Doncic was mostly brilliant—putting up 32 points, 11 rebounds, and 11 assists—except for his eight turnovers (the second most he’s logged in a playoff game) and the four free throws he clanged, all while playing through a chest injury sustained three nights earlier.
“I think my turnovers and my missed free throws cost us the game,” Doncic said, sounding as exhausted as he looked late in the game. “So I’ve got to do way better in those two categories.”
It was an honorable, even admirable, attempt to take the blame for the Mavericks’ woes, on a night when the Celtics gave them every opportunity to steal the win. And if Doncic wanted to keep going, he could have pointed to his withering production in the second half (six points in the third quarter, 1-for-6 shooting in the fourth). But Dallas has much bigger issues in this series than the occasional Doncic misfire.
Start with his costar, Kyrie Irving, who could muster only 16 points (on 18 shots) in Game 2 and whose own costly turnover late in the fourth quarter, with the Mavericks down 10, effectively sealed the loss. Or with the general malaise of the Mavericks offense, which produced 21 assists Sunday but remained largely stagnant. Or with the Dallas defense, which, frankly, just can’t plug every gap against a Celtics lineup that can attack from every position and every angle.
When it wasn’t Holiday (26 points), it was Brown (21 points), and when it wasn’t Brown, it was Tatum (18 points) or Derrick White (18 points). Or it was Payton Pritchard, who hit a 3-point heave from midcourt at the third-quarter buzzer.

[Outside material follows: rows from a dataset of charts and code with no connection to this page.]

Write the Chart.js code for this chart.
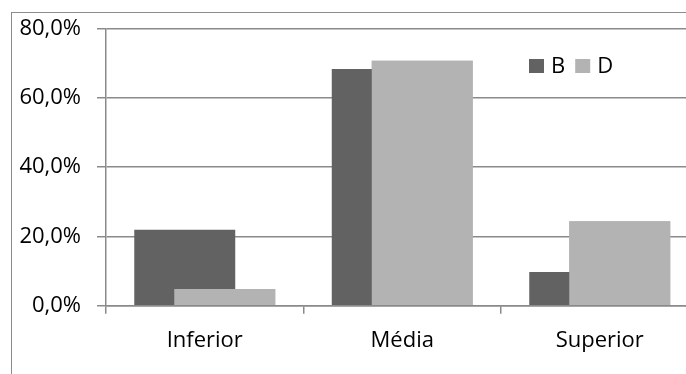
<!DOCTYPE html>
<html>
<head>
<meta charset="utf-8">
<script src="https://cdn.jsdelivr.net/npm/chart.js@4/dist/chart.umd.min.js"></script>
<style>
  html, body { margin: 0; padding: 0; width: 686px; height: 374px; overflow: hidden; background: #fff; }
  #frame { position: absolute; left: 11px; top: 12px; width: 700px; height: 380px;
           border-left: 1px solid #8c8c8c; border-top: 1px solid #8c8c8c; }
  #frame canvas { display: block; }
</style>
</head>
<body>
<div id="frame"><canvas id="c" width="700" height="380"></canvas></div>
<script>
// Share of results per level, in percent
const categories = ['Inferior', 'Média', 'Superior'];
const seriesB = [21.9, 68.3, 9.7];
const seriesD = [4.8, 70.7, 24.4];
const seriesNames = ['B', 'D'];
const seriesColors = ['#626262', '#b3b3b3'];
const yTickLabels = ['0,0%', '20,0%', '40,0%', '60,0%', '80,0%'];

const FONT = '"Open Sans", "DejaVu Sans", sans-serif';
const FONT_SIZE = 22;
const TEXT_COLOR = '#000';
const AXIS_GREY = '#8a8a8a';

Chart.defaults.font.family = FONT;
Chart.defaults.font.size = FONT_SIZE;
Chart.defaults.color = TEXT_COLOR;

// The second series is painted over the first where the bars overlap
const lightOnTop = {
  id: 'lightOnTop',
  afterDatasetsDraw(chart) {
    const meta = chart.getDatasetMeta(1);
    if (meta && meta.visible) meta.controller.draw();
  }
};

// Legend drawn inside the plot, top right
const insideLegend = {
  id: 'insideLegend',
  afterDatasetsDraw(chart) {
    const { ctx, chartArea } = chart;
    const box = { w: 15, h: 14 };
    let x = chartArea.left + 423;
    const y = chartArea.top + 30.5;
    ctx.save();
    ctx.font = FONT_SIZE + 'px ' + FONT;
    ctx.textBaseline = 'alphabetic';
    chart.data.datasets.forEach(ds => {
      ctx.fillStyle = ds.backgroundColor;
      ctx.fillRect(x, y, box.w, box.h);
      x += box.w + 7;
      ctx.fillStyle = TEXT_COLOR;
      ctx.fillText(ds.label, x, y + box.h);
      x += ctx.measureText(ds.label).width + 10;
    });
    ctx.restore();
  }
};

new Chart(document.getElementById('c'), {
  type: 'bar',
  data: {
    labels: categories,
    datasets: [
      { label: seriesNames[0], data: seriesB, backgroundColor: seriesColors[0] },
      { label: seriesNames[1], data: seriesD, backgroundColor: seriesColors[1] }
    ]
  },
  options: {
    responsive: false,
    animation: false,
    devicePixelRatio: 1,
    // bars wider than their slot so the two series overlap
    categoryPercentage: 0.405,
    barPercentage: 2.525,
    layout: { padding: { top: 15.5, right: 13.5, left: 0, bottom: 0 } },
    plugins: { legend: { display: false }, tooltip: { enabled: false } },
    scales: {
      x: {
        grid: { display: true, drawOnChartArea: false, drawTicks: true, tickLength: 8,
                color: AXIS_GREY, lineWidth: 1.5 },
        border: { display: true, color: AXIS_GREY, width: 1.5 },
        ticks: { padding: 14, color: TEXT_COLOR },
        afterFit(scale) { scale.height = 87.3; }
      },
      y: {
        min: 0, max: 80,
        ticks: { stepSize: 20, padding: 16, color: TEXT_COLOR,
                 callback: (v, i) => yTickLabels[i] },
        grid: { color: AXIS_GREY, lineWidth: 1.5, tickLength: 9 },
        border: { display: true, color: AXIS_GREY, width: 1.5 },
        afterFit(scale) {
          scale.width = 94;
          scale.paddingTop = 0;
          scale.paddingBottom = 0;
        }
      }
    }
  },
  plugins: [lightOnTop, insideLegend]
});
</script>
</body>
</html>
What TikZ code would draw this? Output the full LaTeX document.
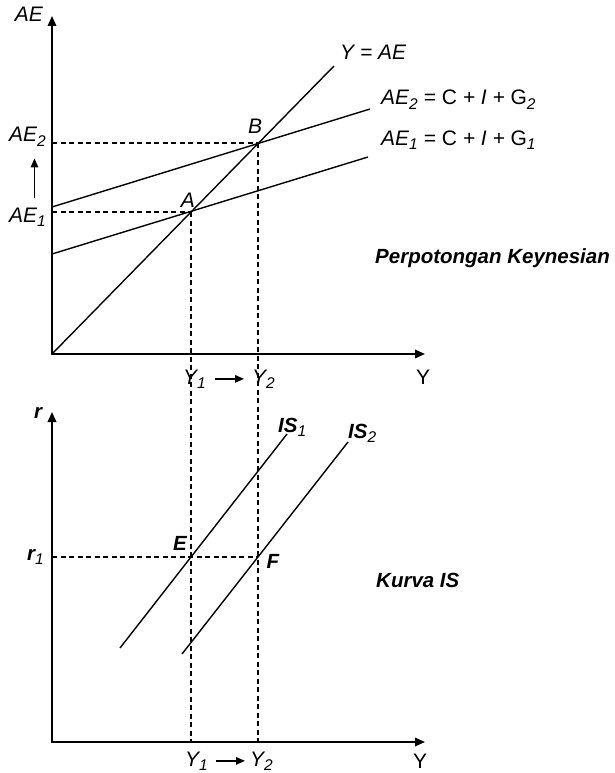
\documentclass[tikz,border=0pt]{standalone}
\usepackage{fontspec}
\setmainfont{Liberation Sans}
\usetikzlibrary{arrows.meta}
\newcommand{\sbs}[1]{\raisebox{-0.2em}{\normalfont\itshape\fontsize{15.5}{17}\selectfont #1}}

\begin{document}
\begin{tikzpicture}[
    x=1pt, y=-1pt,
    font=\fontsize{21}{25}\selectfont,
    axis/.style={{Triangle[length=10pt,width=8.5pt]}-{Triangle[length=10pt,width=8.5pt]}, line width=1.8pt},
    curve/.style={line width=1.4pt},
    guide/.style={dash pattern=on 5pt off 3.5pt, line width=1.2pt},
    shiftarrow/.style={-{Triangle[length=9pt,width=7.5pt]}, line width=1.4pt},
    lbl/.style={inner sep=0pt, font=\fontsize{21}{25}\selectfont\itshape},
    blbl/.style={inner sep=0pt, font=\fontsize{20.5}{24}\selectfont\bfseries\itshape}
]
\useasboundingbox (0,0) rectangle (614,773);

% Keynesian cross
\coordinate (O1) at (52,354);
\coordinate (topA) at (52,16);
\coordinate (rightA) at (425,354);
\coordinate (A) at (191,212);
\coordinate (B) at (258,143);
\coordinate (yaeEnd) at (334,66);
\coordinate (ae2Start) at (52,207);
\coordinate (ae2End) at (370,109);
\coordinate (ae1Start) at (52,254);
\coordinate (ae1End) at (368,157);

% IS curve
\coordinate (O2) at (52,742);
\coordinate (topB) at (52,412);
\coordinate (rightB) at (425,742);
\coordinate (E) at (191,557);
\coordinate (F) at (258,557);
\coordinate (is1Start) at (120,648);
\coordinate (is1End) at (287,434);
\coordinate (is2Start) at (182,654);
\coordinate (is2End) at (348,442);

% guides
\draw[guide] (A -| O1) -- (A);
\draw[guide] (B -| O1) -- (B);
\draw[guide] (A) -- (A |- O2);
\draw[guide] (B) -- (B |- O2);
\draw[guide] (F -| O2) -- (F);

% curves
\draw[curve] (O1) -- (yaeEnd);
\draw[curve] (ae2Start) -- (ae2End);
\draw[curve] (ae1Start) -- (ae1End);
\draw[curve] (is1Start) -- (is1End);
\draw[curve] (is2Start) -- (is2End);

% axes
\draw[axis] (topA) -- (O1) -- (rightA);
\draw[axis] (topB) -- (O2) -- (rightB);

% labels, top
\node[lbl, anchor=base east] (aeTop) at (43,22) {AE};
\node[lbl, anchor=base east] (ae2L) at (46,142) {AE\sbs{2}};
\node[lbl, anchor=base east] (ae1L) at (46,222) {AE\sbs{1}};
\node[lbl, anchor=base west] (yae) at (340,60) {Y = AE};
\node[lbl, anchor=base west] (ae2Eq) at (381,105) {AE\sbs{2} = \textup{C} + I + \textup{G}\sbs{2}};
\node[lbl, anchor=base west] (ae1Eq) at (381,145) {AE\sbs{1} = \textup{C} + I + \textup{G}\sbs{1}};
\node[lbl, anchor=base] (labA) at (188,207) {A};
\node[lbl, anchor=base] (labB) at (255,133) {B};
\node[blbl, anchor=base west] (cross) at (375,263) {Perpotongan Keynesian};
\node[lbl, anchor=base west] (y1a) at (183,384) {Y\sbs{1}};
\node[lbl, anchor=base west] (y2a) at (252,384) {Y\sbs{2}};
\node[inner sep=0pt, anchor=base west] (yA) at (416,384) {Y};

% labels, bottom
\node[blbl, anchor=base] (rL) at (38,418) {r};
\node[blbl, anchor=base east] (r1L) at (44,560) {r\sbs{1}};
\node[blbl, anchor=base west] (is1L) at (278,432) {IS\sbs{1}};
\node[blbl, anchor=base west] (is2L) at (348,438) {IS\sbs{2}};
\node[blbl, anchor=base] (labE) at (180,550) {E};
\node[blbl, anchor=base] (labF) at (273,568) {F};
\node[blbl, anchor=base west] (kurva) at (376,587) {Kurva IS};
\node[lbl, anchor=base west] (y1b) at (185,766) {Y\sbs{1}};
\node[lbl, anchor=base west] (y2b) at (250,766) {Y\sbs{2}};
\node[inner sep=0pt, anchor=base west] (yB) at (413,768) {Y};

% shifts
\draw[shiftarrow, shorten <=9pt, shorten >=12pt] ([xshift=7pt]ae1L.north) -- ([xshift=7pt]ae1L.north |- ae2L.south);
\draw[shiftarrow, shorten <=9pt, shorten >=8pt] (y1a.east) -- (y2a.west |- y1a.east);
\draw[shiftarrow, shorten <=8pt, shorten >=5pt] (y1b.east) -- (y2b.west |- y1b.east);
\end{tikzpicture}
\end{document}
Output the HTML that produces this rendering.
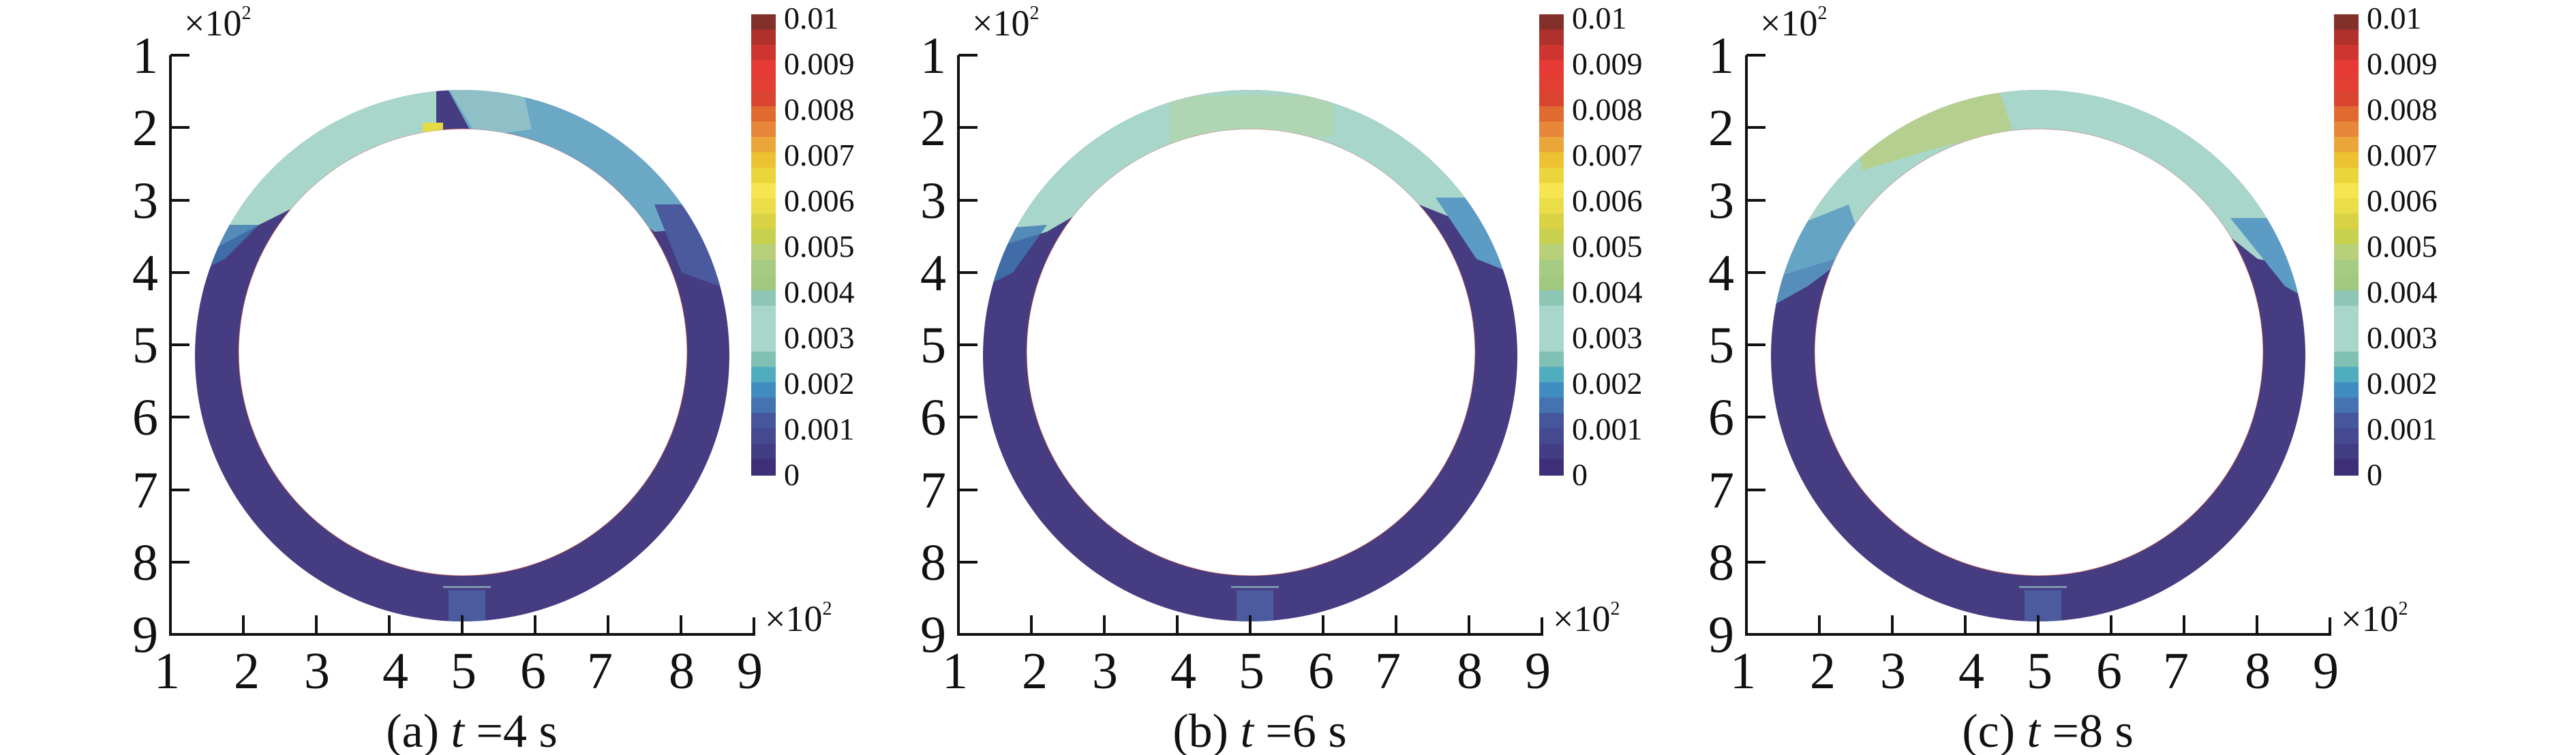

“That’s why they are the no. 1 team in the NBA, with the no. 1 record,” Doncic said. “They have a lot of great players. Basically, anybody can get off. Honestly, I think we didn’t do a bad job defending today. We took away 3s. We contested more 3s.”
Through two games of the Finals, every preconceived notion about the series has held up: that the Celtics are deeper, more versatile, and—given their age and experience—more poised. And better than any team Dallas has faced to this point, with more firepower than the Minnesota Timberwolves, more depth than the Oklahoma City Thunder, and more options than the Los Angeles Clippers.
“They are better than all the teams we’ve played,” Washington said. Asked what makes the Celtics better, he said, simply, “Everything. Their record says that they have been the best team all year. They have two superstars; they have a lot of great role players. And they play team ball.”
Boston, which has buried opponents all season with 3-pointers, endured a horrendous shooting night in Game 2, making just 10 of 39 shots from the arc. Tatum was particularly bad, making just six of 22 shots and just one of seven from 3-point range. But he never stopped attacking or leveraging his size and strength advantage. And, with his jumper failing him, Tatum did his best Luka impression—driving, drawing crowds, and firing passes to open teammates. Tatum’s 12 assists were the most he’s ever had in a playoff game.
“Every time I’d take a couple dribbles, there was, like, three people right there,” said Tatum, who finished one rebound short of a triple-double. “So we got a bunch of shooters on our team and guys that can space the floor. They kept leaving Jrue open. So it wasn’t like I had to do anything spectacular. It was just about finding the open guy.”
Two years ago, Tatum and Brown staked the Celtics to a 2-1 Finals lead over the Golden State Warriors—but they were eventually undone by their own frailties, by stubborn isolation play, untimely turnovers, and poor decision-making. They found ways to lose when it looked like they should win. The difference now is that they’re finding ways to win when the stats suggest they should lose.
Moments after Doncic’s looping pass got picked off, Tatum found himself similarly stuck, walled off by a double-team of Dereck Lively II and Josh Green just outside the paint. There was nowhere to go and no clean shot to take. Tatum paused, pivoted, then bounced a quick pass to a cutting Holiday for an easy layup.
Two years ago, maybe Tatum would have forced the shot. Or thrown it away. But the Celtics have evolved a bit since 2022.
“It has a lot to do with that I’ve been here before and we didn’t win,” Tatum said. “We’re so close to what we’re trying to accomplish. Why would I let my ego or my need to score all the points get in the way of that?”